Within the first two to four months of the bombings, the acute effects kill 90,000–166,000 people in Hiroshima and 60,000–80,000 in Nagasaki, with roughly half of the deaths in each city occurring on the first day. The Hiroshima prefectural health department estimates that, of the people who died on the day of the explosion, 60% died from flash or flame burns, 30% from falling debris and 10% from other causes. During the following months, large numbers die from the effect of burns, radiation sickness, and other injuries, compounded by illness. In a US estimate of the total immediate and short term cause of death, 15–20% die from radiation sickness, 20–30% from flash burns, and 50–60% from other injuries, compounded by illness. In both cities, most of the dead are civilians.

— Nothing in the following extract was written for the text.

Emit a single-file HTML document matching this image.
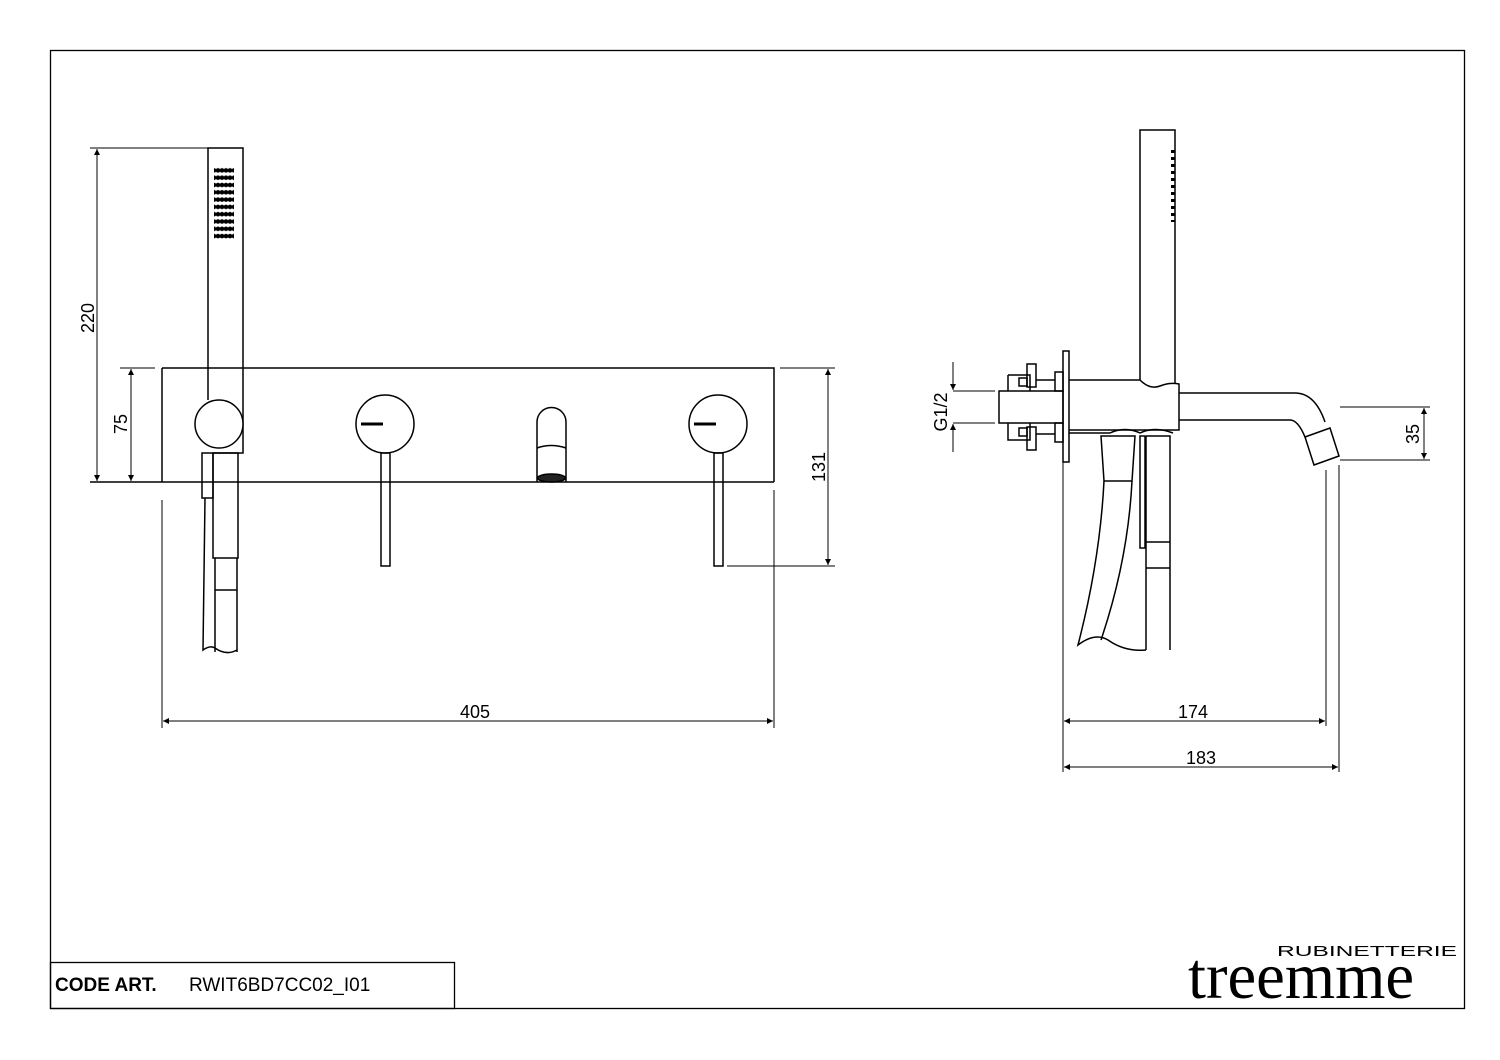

Six days after the detonation over Nagasaki, on August 15, Japan announces its surrender to the Allied Powers, signing the Instrument of Surrender on September 2, officially ending the Pacific War and therefore World War II, as Germany had already signed its Instrument of Surrender on May 7, ending the war in Europe. The bombings lead, in part, to post-war Japan’s adopting Three Non-Nuclear Principles, forbidding the nation from nuclear armament. The role of the bombings in Japan’s surrender and the U.S.’s ethical justification for them, as well as their strategic importance, is still debated.